1.1.2.2011Mémoire et attention

Bien que le concept d'attention recouvre une réalité complexe, il peut être défini globalement comme la fonction d'un système qui permet de sélectionner les éléments d'information pertinents pour réaliser une tâche et de contrôler les opérations effectuées sur l'information.

L'attention, comme la mémoire, est vue comme une construction multidimensionnelle. Dans ses diverses acceptions théoriques, l'idée d'attention est fortement liée à celle de mémorisation et peut-être encore plus à celle de conscience5.

Sans entrer ici dans le détail des théories, citons les principales caractéristiques de l'attention afin de les relier au problème de la mémoire. La première caractéristique concerne l'intensité ou le niveau d'activation : il existe en effet différents niveaux ou degrés d'attention ; ainsi, l'attention est au niveau minimum au cours du sommeil et atteint un niveau maximum lors de la focalisation (concentration). On peut supposer alors que les opérations cognitives réalisées à chaque niveau d'activation ne sont pas de même nature et entraînent des différences dans la qualité du traitement et dans la mémorisation des données. Une seconde caractéristique concerne l'origine de l'orientation attentionnelle ; celle-ci peut être externe, située dans l'environnement (cas où quelque chose attire l'attention) ou interne, découlant d'une décision volontaire du sujet dans le but de réaliser une tâche donnée. La troisième caractéristique, probablement la plus étudiée et peut-être la plus controversée (voir Allport, 1980a ; Kellogg, 1980) concerne la capacité limitée d'un système attentionnel général et a-spécifique.

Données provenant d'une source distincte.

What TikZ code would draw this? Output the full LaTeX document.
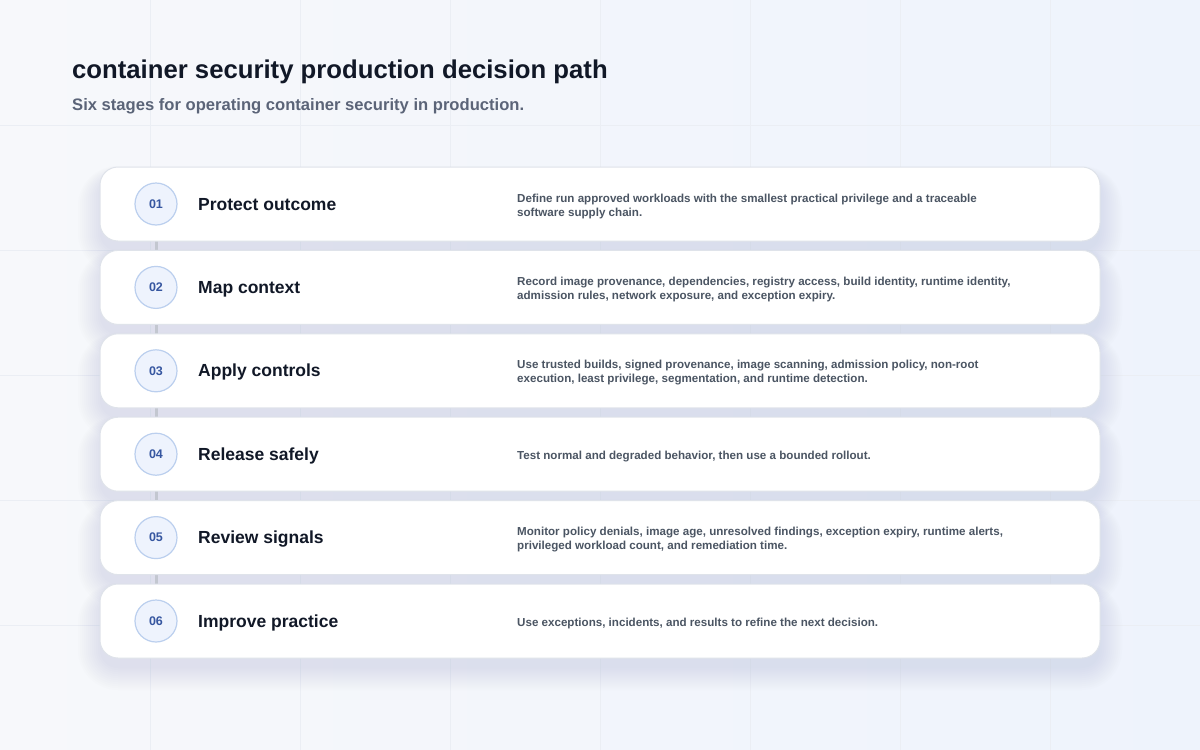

Des différentes caractéristiques de l'attention, découlent quatre fonctions principales d'après Possamaï, Bonnel et Requin (1993). L'attention a tout d'abord une fonction de sélection ou de tri des informations de l'environnement et des réponses possibles (focalisation attentionnelle). Deuxièmement, l'attention permet de distribuer les différents traitements par une action de gestion des priorités (division ou partage attentionnels). Troisièmement, elle contribue à la régulation des phases plus ou moins intenses du comportement en fonction de diverses contraintes (intensité). Enfin, elle assure un rôle de contrôle en hiérarchisant les traitements et en différenciant les processus automatiques – rapides, parallèles, économiques, rigides, irrépressibles involontaires et inconscients – des processus contrôlés – lents, sériels, coûteux, souples, et potentiellement volontaires ou conscients.

L'idée admise d'une limitation des ressources attentionnelles provient du constat commun qu'on ne peut pas réaliser plusieurs actions ou se concentrer sur des stimuli d'origines multiples en même temps, d'où les fonctions de sélection, de distribution et de hiérarchie des traitements. Aussi, l'organisme a-t-il besoin d'une ou de plusieurs structures mnésiques (buffers) qui permettent le stockage temporaire des informations nécessaires à la réalisation de la tâche placée dans le focus attentionnel. Le point de vue connexionniste ne conçoit pas l'existence d'un système général attentionnel qui servirait à contrôler le déroulement des opérations mentales et qui pourrait être globalement saturé. Le contrôle serait plutôt effectué par l'ensemble du système et dépendrait de la nature des activités et de leurs contraintes respectives (Richard, 1990c). La limitation attentionnelle ne dépend pas alors de la quantité d'informations à traiter mais de la présence de configurations spécifiques d'activité dans le système et de l'existence de structures spécifiques préalablement établies en mémoire qui peuvent résonner avec ces configurations (Allport, 1980b, p.32). La mémoire serait alors inséparable de la capacité de traitement (les mêmes unités neuronales servent à traiter et à stocker les informations) et distribuée dans l'ensemble du système nerveux.

Quel que soit le point de vue adopté, le rapport entre mémoire et attention paraît indiscutable mais doit être précisé à plusieurs égards : lien entre attention et mémoire de travail (§ 1.3.3.), mécanismes attentionnels de recherche en mémoire à long terme (§ 1.4.1.3), distinction processus automatiques / contrôlés dans la mémorisation (§ 1.4.3.1.2),...

Notes
5.

Damasio (1999) distingue conscience et attention, les définit toutes deux en termes de niveaux et envisage l'existence d'une influence mutuelle : un faible niveau d'attention déclenche les processus d'une forme de conscience (conscience-noyau), qui, à leur tour, aboutissent à l'attention soutenue.